Shortly after the release of the One Big Beautiful Bill, I noted an apparent marriage penalty in the No Tax on Tips provision. My friend Grok told me that I was the first commentator to take note of it, but I take compliments from Grok with a grain of salt. You can’t take the “No Tax” in the title literally. The provision is an income tax deduction subject to a phase-out, which I’m not going to get into here and a limitation, which is where the marriage penalty comes in.
The Limitation
Both the tips deduction and a similar overtime deduction require that married taxpayers file a joint return in order to claim the deduction. And they both have a limitation. In the case of the overtime deduction it is $12,500 on a single return and $25,000 on a joint return. For the tip deduction the limit is $25,000. So it is a better deal for single well-tipped individuals than it is for single individuals who work a lot of overtime. Looking at it negatively, though, there could be a significant marriage penalty for well tipped individuals who tie the knot. They had a $25,000 deduction limit on each of their single returns or a total of $50,000 and now they share a $25,000 limit.
Nevada Congresspeople Weigh In
I wasn’t the only person to notice this. Most notably the Democrats in Nevada’s congressional delegation noticed. They joined in writing a letter to the IRS encouraging IRS to interpret the “No Tax on Tips” provision in a taxpayer friendly manner. The letter, signed by Senators Masto and Rosen and Representatives Titus, Horsford and Lee, addresses issues like auto-gratuities, the Gaming Industry Tip Compliance Agreement, joint returns with ITINs rather than Social Security numbers, specified service trade or business restrictions, which I addressed here, and the marriage penalty.
Here is what the senators and representatives have to say about the marriage penalty.

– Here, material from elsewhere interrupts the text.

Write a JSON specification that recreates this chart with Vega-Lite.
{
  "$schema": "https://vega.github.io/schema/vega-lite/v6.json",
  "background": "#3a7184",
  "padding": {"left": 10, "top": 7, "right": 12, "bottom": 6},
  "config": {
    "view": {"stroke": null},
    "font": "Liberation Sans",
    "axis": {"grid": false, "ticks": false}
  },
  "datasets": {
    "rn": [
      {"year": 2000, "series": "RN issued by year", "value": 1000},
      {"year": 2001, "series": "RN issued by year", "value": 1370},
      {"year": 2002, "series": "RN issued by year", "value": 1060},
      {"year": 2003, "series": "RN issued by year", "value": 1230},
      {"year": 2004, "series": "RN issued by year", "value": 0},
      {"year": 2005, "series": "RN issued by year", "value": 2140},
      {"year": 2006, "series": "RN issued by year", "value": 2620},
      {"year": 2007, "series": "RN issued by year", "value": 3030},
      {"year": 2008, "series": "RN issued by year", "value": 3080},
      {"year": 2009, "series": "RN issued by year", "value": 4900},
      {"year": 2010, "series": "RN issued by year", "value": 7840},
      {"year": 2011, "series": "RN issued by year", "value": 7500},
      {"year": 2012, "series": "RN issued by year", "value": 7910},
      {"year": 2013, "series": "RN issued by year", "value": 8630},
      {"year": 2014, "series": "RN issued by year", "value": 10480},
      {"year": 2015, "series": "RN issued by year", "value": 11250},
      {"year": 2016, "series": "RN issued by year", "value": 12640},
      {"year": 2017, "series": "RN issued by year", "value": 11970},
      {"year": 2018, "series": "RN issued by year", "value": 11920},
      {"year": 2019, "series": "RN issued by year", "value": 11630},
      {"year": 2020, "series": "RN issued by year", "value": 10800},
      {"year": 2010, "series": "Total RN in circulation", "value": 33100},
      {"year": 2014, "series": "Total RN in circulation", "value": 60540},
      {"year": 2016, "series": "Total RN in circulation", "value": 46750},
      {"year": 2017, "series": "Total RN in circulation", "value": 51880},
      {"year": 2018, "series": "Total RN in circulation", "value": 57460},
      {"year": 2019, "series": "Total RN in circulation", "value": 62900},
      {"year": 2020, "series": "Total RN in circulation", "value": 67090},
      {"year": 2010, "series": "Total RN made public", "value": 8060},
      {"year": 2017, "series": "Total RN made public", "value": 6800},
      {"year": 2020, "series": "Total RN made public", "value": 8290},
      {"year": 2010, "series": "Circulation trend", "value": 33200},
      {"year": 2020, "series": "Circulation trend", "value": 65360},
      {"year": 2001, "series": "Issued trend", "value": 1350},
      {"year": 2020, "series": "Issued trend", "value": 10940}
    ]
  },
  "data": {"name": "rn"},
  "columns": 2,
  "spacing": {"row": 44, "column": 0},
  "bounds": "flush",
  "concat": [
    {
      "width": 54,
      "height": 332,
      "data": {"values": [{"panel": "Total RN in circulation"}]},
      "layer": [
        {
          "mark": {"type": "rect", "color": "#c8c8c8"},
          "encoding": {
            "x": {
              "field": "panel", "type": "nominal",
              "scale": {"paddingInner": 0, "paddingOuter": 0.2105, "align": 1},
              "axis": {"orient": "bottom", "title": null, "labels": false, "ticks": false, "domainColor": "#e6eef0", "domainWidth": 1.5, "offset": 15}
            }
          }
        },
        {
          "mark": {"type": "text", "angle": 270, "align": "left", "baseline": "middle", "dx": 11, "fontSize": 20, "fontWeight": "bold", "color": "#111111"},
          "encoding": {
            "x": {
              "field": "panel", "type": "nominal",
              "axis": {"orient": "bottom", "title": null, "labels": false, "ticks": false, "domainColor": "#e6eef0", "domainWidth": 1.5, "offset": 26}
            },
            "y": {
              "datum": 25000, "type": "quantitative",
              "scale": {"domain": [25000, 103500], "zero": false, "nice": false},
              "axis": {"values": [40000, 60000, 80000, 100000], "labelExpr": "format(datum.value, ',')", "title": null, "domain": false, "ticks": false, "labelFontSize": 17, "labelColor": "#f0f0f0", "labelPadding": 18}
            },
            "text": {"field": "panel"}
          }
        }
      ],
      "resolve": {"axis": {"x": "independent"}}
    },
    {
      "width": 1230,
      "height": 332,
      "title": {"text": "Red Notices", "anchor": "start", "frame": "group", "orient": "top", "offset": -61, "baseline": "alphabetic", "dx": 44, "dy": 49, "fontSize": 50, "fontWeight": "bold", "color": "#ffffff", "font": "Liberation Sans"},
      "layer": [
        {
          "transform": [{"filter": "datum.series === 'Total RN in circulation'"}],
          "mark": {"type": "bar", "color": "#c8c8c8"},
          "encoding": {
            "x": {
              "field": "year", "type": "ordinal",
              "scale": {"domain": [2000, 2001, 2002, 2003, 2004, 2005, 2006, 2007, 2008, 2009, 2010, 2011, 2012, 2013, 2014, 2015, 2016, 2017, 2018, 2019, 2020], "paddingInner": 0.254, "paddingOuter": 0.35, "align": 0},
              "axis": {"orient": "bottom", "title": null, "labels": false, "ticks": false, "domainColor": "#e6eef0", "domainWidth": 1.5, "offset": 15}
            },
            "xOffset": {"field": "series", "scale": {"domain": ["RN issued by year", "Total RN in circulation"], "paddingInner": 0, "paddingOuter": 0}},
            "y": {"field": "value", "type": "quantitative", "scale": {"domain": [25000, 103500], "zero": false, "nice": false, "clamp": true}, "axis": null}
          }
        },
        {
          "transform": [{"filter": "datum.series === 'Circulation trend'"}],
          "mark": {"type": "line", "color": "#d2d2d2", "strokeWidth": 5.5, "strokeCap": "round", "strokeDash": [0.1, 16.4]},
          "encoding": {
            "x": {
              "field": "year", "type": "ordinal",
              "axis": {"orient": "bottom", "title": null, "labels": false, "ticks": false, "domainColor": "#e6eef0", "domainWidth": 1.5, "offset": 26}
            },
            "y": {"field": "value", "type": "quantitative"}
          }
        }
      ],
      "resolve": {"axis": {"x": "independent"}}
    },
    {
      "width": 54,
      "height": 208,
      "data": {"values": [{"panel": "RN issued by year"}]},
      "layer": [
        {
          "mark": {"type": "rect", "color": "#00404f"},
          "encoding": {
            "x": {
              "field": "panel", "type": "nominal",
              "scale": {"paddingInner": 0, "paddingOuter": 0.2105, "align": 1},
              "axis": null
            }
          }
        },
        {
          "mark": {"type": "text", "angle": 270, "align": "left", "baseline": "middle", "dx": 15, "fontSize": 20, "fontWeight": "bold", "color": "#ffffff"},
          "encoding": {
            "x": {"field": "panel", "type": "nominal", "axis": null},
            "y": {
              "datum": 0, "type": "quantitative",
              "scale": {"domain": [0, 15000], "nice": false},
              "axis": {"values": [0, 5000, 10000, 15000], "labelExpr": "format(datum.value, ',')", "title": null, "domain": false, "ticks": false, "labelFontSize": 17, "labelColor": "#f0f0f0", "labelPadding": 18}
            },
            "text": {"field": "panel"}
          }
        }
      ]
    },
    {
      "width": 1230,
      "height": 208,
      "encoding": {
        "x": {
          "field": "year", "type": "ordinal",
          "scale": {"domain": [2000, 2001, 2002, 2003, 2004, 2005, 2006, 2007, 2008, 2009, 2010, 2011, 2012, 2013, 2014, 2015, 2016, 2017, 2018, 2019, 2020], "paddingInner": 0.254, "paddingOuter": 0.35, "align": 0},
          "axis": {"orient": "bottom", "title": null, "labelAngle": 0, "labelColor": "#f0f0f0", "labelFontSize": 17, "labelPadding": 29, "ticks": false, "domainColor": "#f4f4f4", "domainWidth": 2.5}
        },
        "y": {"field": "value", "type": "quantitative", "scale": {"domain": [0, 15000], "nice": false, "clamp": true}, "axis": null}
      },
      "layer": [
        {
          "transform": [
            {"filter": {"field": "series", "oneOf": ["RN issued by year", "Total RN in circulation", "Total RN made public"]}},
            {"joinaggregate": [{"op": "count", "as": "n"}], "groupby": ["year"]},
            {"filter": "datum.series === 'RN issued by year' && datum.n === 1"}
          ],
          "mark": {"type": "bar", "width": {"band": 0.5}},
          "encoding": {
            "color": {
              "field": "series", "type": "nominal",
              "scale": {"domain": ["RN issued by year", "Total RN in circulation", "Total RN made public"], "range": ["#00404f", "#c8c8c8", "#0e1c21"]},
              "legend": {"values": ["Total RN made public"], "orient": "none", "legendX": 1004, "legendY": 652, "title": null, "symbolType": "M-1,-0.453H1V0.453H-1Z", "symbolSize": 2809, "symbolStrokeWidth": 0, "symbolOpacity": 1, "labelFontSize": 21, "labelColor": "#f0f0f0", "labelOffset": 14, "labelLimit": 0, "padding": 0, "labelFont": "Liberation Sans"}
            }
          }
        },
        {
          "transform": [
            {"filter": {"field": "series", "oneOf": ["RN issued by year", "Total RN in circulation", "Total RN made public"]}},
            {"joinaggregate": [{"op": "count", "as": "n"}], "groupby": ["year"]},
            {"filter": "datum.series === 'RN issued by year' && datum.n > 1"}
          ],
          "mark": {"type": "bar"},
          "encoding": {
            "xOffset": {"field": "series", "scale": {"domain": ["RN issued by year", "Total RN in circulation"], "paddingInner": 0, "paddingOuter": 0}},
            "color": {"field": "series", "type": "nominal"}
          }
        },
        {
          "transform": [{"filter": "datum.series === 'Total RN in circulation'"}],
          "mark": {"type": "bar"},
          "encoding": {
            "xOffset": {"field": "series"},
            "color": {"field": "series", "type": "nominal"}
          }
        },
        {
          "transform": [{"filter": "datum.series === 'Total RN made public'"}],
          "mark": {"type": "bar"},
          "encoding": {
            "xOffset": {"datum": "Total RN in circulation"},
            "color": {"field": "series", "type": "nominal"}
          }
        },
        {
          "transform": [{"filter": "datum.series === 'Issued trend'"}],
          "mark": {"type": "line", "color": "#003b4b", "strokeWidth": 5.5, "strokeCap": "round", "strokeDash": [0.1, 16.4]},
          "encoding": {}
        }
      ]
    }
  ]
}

“Section 70201 provides that “the amount allowed as a deduction under this section for any taxable year shall not exceed $25,000” but does not specify if this amount applies in the case of a joint return. Such an interpretation would create a substantial marriage penalty for couples with two tipped wage earners and we urge IRS and Treasury to allow up to $25,000 per individual, even if filing jointly as mandated by the statute for married couples. A $50,000 cap on joint returns aligns with Congressional intent, as evidence by the phase out language under §224(b)(2)(A), which states that the deduction is reduced “by $100 for each $1,000 by which the taxpayer’s MAGI exceeds $150,000 ($300,000 in the case of a joint return).” It is clear from this language, which provides for a phaseout at double the income level for joint returns, that Congress intended the deduction cap to be doubled in the case of a joint return and for the $25,000 limit to be applied on an individual basis.”
That thing about it being clear that Congress intended that the deduction cap be doubled is a little suspicious. The language on overtime does double the cap from $12,500 to $25,000 so they clearly know how to have language that doubles a cap.
From The IRS
The IRS has issued a draft form (Schedule 1-A) to summarize the new deductions from the One Big Beautiful Bill and it appears that it is leaving the marriage penalty intact. We see Line 7 in Part II No Tax on Tips “Enter the smaller of the amount on line 6 or $25,000”. By way of contrast we see in Part III No Tax on Overtime Line 15 “Enter the smaller of the amount on line 14c or $12,500 ($25,000 if married filing jointly). Both parts include a caution that joint filing is required for married taxpayers to claim the deduction.
I thought it likely that IRS would create a new form to summarize the deductions. Parts IV and V cover No Tax on Car Loan Interest and Enhanced Deduction for Seniors. Interestingly, the car loan interest deduction does not require joint filing. A couple with two pricey cars should run the numbers on separate filing this year.